> [Given task] Set the lines down again exactly, first line through the line that contains "return (PB - y) / (PB - PT)", with no pictures.

> [Supplied records]

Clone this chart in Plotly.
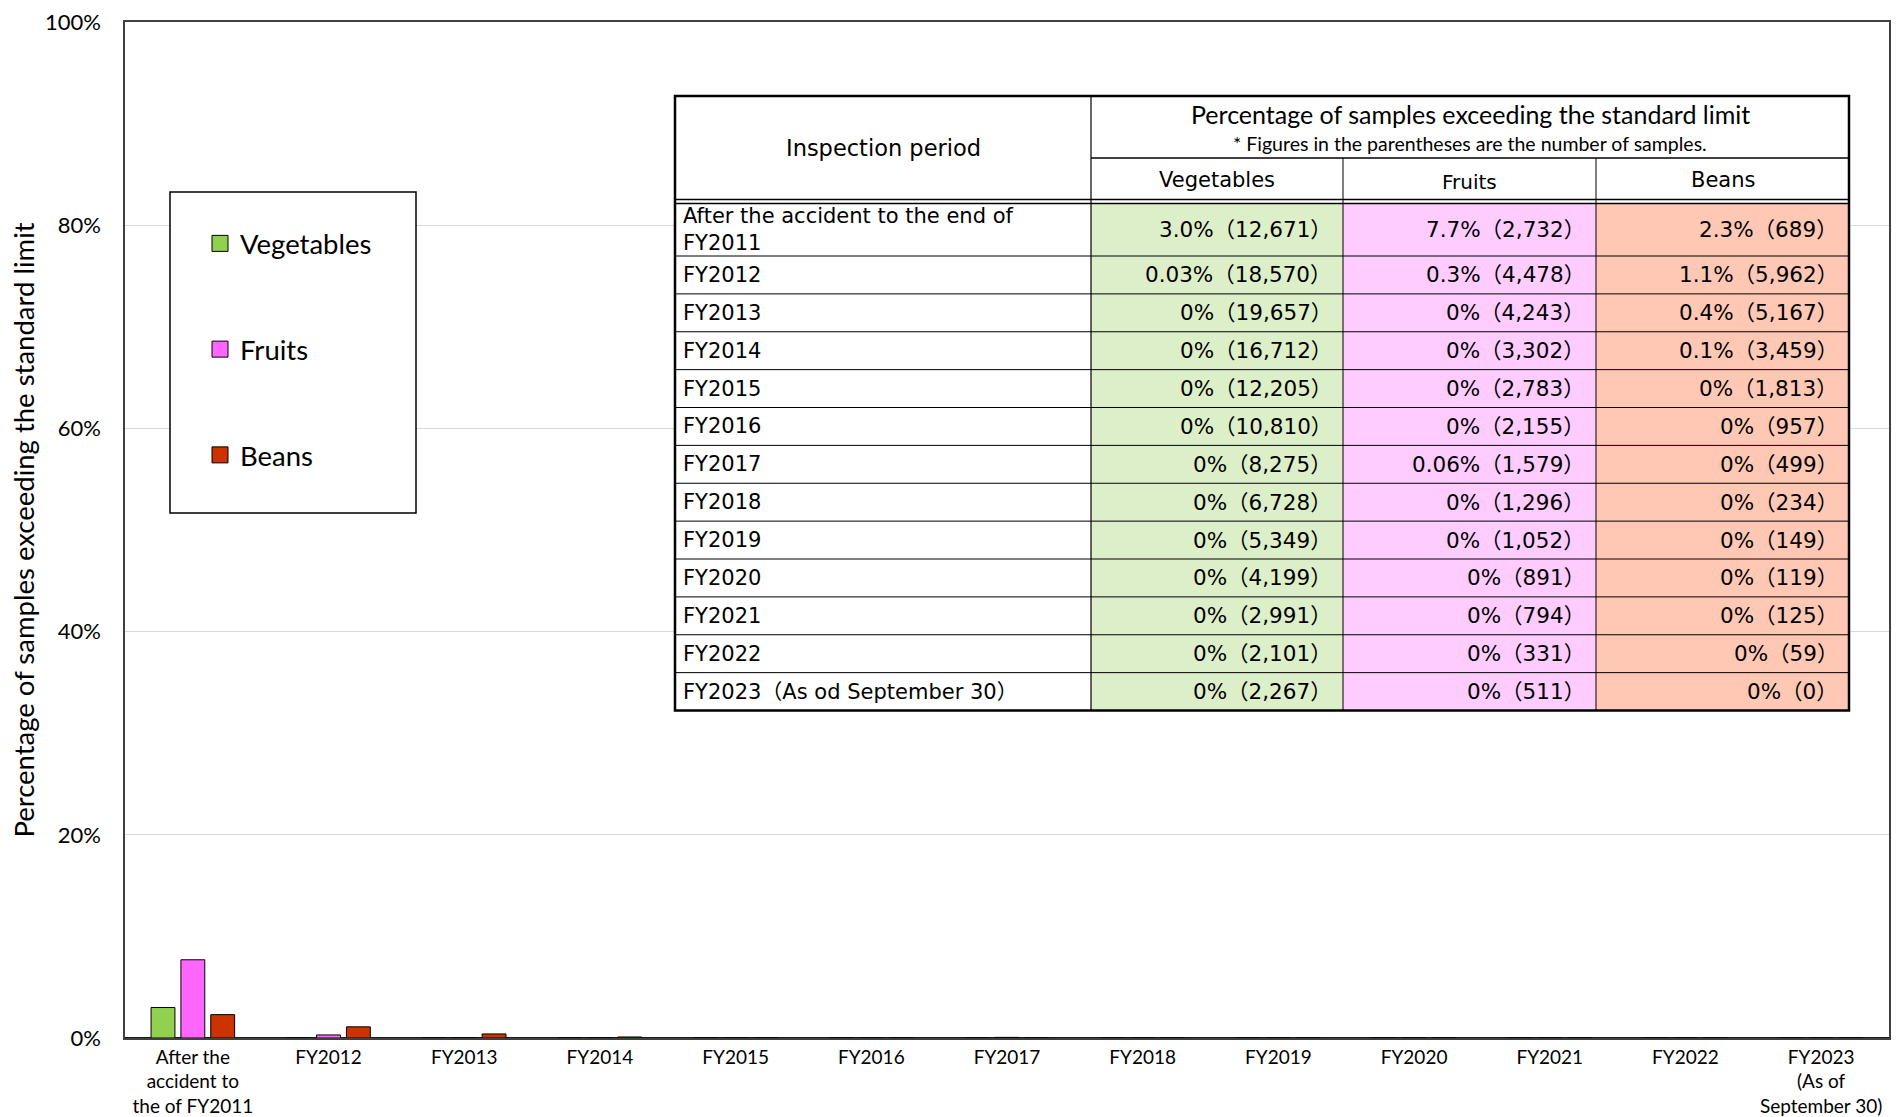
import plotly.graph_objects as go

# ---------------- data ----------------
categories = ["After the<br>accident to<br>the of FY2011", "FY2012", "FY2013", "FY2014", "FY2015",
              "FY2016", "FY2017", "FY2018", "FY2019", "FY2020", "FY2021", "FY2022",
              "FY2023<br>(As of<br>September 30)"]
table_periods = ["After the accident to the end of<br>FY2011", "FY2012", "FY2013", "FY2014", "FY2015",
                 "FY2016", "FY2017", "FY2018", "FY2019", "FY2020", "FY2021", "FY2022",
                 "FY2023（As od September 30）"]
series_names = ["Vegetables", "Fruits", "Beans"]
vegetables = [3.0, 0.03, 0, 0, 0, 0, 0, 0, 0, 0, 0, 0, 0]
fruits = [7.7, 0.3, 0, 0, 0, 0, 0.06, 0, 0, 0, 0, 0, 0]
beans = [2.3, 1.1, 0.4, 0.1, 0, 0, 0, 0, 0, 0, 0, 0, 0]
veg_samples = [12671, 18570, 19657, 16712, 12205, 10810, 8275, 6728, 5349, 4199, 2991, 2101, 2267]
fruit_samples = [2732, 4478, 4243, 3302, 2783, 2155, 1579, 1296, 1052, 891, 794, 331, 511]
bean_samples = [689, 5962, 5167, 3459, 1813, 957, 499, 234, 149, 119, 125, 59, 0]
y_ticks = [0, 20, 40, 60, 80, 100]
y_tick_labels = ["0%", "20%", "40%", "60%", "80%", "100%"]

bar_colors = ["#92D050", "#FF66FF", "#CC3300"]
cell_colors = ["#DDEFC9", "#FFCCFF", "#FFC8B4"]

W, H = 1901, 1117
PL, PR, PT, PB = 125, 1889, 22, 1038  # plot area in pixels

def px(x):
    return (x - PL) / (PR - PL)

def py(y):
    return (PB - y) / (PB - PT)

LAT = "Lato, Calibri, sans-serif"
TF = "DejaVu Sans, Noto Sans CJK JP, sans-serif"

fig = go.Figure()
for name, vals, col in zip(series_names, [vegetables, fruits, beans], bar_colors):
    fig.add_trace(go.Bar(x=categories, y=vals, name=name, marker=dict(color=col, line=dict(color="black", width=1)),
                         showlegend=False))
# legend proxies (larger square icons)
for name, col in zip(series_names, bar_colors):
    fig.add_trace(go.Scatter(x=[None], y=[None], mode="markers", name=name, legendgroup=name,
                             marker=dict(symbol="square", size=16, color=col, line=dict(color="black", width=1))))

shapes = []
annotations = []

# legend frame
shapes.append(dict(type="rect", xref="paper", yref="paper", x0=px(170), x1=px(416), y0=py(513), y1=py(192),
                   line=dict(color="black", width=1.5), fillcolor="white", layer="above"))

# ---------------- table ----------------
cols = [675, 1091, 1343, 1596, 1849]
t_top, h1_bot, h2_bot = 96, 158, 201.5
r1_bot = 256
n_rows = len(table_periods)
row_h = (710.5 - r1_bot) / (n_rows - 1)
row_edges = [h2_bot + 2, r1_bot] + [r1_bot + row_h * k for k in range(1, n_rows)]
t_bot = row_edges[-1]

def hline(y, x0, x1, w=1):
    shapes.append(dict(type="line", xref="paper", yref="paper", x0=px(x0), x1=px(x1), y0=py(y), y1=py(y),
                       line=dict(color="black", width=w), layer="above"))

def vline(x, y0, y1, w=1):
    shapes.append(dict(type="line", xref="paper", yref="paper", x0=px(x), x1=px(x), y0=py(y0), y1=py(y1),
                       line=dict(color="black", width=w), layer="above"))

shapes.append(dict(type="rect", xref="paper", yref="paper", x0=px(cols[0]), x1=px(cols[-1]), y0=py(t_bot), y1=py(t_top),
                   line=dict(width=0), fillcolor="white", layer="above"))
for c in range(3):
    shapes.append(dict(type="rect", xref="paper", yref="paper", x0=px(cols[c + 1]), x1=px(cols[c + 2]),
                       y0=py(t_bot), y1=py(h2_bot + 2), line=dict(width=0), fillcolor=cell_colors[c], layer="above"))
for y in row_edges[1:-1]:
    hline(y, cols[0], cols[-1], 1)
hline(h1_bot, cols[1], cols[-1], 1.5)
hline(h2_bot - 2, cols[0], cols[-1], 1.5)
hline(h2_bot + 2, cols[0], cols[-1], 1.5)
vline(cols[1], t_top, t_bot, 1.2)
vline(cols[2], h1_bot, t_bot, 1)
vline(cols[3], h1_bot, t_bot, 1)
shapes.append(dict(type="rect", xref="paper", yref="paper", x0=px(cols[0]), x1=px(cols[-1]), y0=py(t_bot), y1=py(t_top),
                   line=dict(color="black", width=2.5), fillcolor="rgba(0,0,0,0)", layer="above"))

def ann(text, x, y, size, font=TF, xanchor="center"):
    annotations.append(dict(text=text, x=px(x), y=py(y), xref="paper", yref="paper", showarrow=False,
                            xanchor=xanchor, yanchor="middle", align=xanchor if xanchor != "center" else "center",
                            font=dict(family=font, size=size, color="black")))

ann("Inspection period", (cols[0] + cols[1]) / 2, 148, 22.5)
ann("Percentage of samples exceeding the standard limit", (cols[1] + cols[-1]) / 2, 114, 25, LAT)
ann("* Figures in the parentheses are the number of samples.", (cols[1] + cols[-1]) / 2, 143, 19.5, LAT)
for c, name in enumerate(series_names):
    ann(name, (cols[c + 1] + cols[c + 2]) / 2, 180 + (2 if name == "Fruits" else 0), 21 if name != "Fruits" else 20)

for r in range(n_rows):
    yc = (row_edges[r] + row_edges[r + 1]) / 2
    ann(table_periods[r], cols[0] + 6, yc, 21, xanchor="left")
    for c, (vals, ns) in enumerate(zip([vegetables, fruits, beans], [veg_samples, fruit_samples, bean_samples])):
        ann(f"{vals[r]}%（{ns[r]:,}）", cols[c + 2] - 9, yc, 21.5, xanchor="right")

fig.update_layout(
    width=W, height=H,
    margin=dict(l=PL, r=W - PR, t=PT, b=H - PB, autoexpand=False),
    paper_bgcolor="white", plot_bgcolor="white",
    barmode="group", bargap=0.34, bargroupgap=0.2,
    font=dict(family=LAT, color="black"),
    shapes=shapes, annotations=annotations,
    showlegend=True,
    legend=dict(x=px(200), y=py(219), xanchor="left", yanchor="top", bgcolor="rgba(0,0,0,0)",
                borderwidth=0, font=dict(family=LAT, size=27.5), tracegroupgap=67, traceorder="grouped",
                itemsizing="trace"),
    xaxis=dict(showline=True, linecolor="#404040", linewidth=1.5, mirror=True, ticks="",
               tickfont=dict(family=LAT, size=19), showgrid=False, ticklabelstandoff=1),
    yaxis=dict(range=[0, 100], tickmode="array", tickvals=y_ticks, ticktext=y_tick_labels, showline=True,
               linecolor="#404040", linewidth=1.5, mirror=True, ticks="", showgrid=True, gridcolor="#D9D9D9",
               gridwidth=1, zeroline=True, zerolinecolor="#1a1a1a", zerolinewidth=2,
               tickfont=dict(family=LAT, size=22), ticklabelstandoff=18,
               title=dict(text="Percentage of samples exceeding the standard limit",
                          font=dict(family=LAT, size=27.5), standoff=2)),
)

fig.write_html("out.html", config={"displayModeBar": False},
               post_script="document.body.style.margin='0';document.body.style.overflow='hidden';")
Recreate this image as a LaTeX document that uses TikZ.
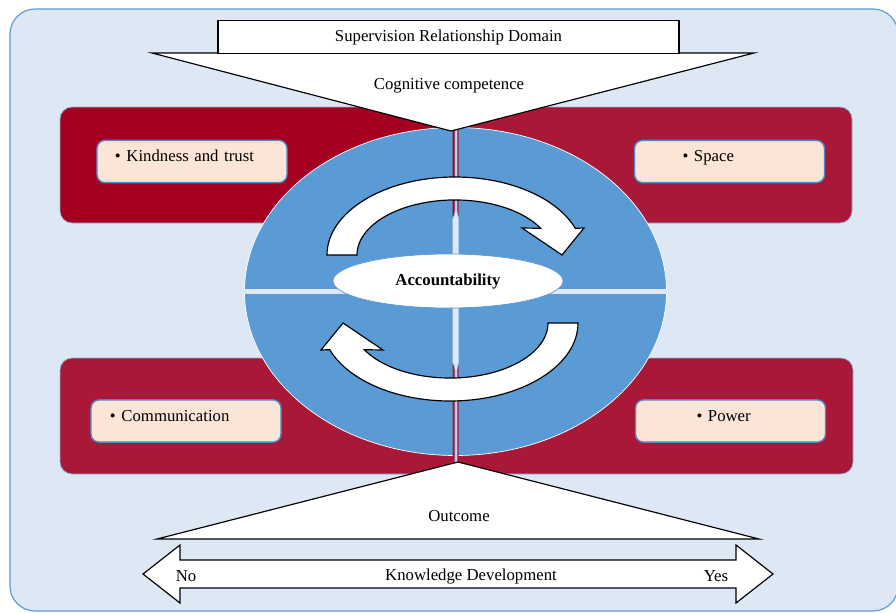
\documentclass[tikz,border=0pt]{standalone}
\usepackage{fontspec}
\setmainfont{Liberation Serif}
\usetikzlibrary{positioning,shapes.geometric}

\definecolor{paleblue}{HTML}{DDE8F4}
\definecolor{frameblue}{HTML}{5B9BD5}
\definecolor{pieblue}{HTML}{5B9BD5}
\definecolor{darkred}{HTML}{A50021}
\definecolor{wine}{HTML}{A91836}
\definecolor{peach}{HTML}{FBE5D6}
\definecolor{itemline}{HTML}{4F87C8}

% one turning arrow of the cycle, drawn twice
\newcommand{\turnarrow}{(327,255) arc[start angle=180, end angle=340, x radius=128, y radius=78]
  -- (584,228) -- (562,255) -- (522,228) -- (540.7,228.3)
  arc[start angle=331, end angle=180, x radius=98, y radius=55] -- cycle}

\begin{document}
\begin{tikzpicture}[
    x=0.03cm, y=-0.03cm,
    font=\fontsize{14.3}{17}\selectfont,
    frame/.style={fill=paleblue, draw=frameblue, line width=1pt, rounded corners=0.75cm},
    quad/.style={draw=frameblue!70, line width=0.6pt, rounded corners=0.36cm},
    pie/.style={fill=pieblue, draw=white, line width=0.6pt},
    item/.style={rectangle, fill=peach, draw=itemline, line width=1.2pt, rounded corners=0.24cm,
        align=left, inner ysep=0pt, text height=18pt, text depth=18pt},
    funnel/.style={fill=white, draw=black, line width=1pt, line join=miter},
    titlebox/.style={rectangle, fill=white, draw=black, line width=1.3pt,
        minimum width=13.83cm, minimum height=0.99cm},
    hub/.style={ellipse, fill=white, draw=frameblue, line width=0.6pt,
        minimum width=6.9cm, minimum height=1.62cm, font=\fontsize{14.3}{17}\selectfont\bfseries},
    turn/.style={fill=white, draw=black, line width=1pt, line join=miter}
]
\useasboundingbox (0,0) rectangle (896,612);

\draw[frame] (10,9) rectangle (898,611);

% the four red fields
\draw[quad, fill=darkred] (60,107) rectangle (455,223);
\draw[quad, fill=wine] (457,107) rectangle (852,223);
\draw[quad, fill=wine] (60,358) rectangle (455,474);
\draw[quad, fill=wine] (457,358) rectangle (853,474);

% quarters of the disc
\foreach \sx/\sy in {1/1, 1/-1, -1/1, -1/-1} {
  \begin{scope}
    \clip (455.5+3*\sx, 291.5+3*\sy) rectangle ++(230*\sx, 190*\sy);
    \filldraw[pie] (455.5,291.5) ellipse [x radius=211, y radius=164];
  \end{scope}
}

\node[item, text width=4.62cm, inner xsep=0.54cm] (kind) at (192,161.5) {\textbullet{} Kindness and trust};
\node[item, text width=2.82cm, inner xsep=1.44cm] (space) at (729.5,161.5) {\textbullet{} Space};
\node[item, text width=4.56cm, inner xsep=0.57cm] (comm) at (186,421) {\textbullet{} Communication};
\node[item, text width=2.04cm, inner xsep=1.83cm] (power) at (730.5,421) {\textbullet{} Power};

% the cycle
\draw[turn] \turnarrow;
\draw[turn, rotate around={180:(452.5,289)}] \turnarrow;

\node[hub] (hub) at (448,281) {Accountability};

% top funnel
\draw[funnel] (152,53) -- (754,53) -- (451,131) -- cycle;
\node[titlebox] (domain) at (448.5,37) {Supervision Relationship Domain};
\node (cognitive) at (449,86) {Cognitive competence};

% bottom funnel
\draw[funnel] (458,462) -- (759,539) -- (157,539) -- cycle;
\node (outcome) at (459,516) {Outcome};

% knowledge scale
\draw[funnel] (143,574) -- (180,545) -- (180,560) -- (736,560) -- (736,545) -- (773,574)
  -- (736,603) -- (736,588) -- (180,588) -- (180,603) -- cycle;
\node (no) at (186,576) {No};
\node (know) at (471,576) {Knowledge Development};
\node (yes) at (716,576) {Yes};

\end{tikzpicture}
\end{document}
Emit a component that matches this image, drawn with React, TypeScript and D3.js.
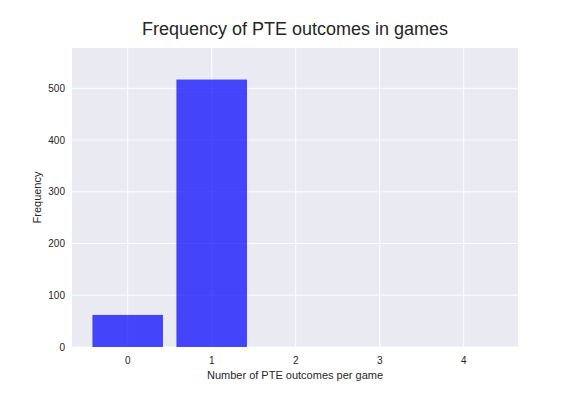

> [Correct result]
Clone this chart in Plotly.
import plotly.graph_objects as go

# ---------------- data ----------------
categories = ["After the<br>accident to<br>the of FY2011", "FY2012", "FY2013", "FY2014", "FY2015",
              "FY2016", "FY2017", "FY2018", "FY2019", "FY2020", "FY2021", "FY2022",
              "FY2023<br>(As of<br>September 30)"]
table_periods = ["After the accident to the end of<br>FY2011", "FY2012", "FY2013", "FY2014", "FY2015",
                 "FY2016", "FY2017", "FY2018", "FY2019", "FY2020", "FY2021", "FY2022",
                 "FY2023（As od September 30）"]
series_names = ["Vegetables", "Fruits", "Beans"]
vegetables = [3.0, 0.03, 0, 0, 0, 0, 0, 0, 0, 0, 0, 0, 0]
fruits = [7.7, 0.3, 0, 0, 0, 0, 0.06, 0, 0, 0, 0, 0, 0]
beans = [2.3, 1.1, 0.4, 0.1, 0, 0, 0, 0, 0, 0, 0, 0, 0]
veg_samples = [12671, 18570, 19657, 16712, 12205, 10810, 8275, 6728, 5349, 4199, 2991, 2101, 2267]
fruit_samples = [2732, 4478, 4243, 3302, 2783, 2155, 1579, 1296, 1052, 891, 794, 331, 511]
bean_samples = [689, 5962, 5167, 3459, 1813, 957, 499, 234, 149, 119, 125, 59, 0]
y_ticks = [0, 20, 40, 60, 80, 100]
y_tick_labels = ["0%", "20%", "40%", "60%", "80%", "100%"]

bar_colors = ["#92D050", "#FF66FF", "#CC3300"]
cell_colors = ["#DDEFC9", "#FFCCFF", "#FFC8B4"]

W, H = 1901, 1117
PL, PR, PT, PB = 125, 1889, 22, 1038  # plot area in pixels

def px(x):
    return (x - PL) / (PR - PL)

def py(y):
    return (PB - y) / (PB - PT)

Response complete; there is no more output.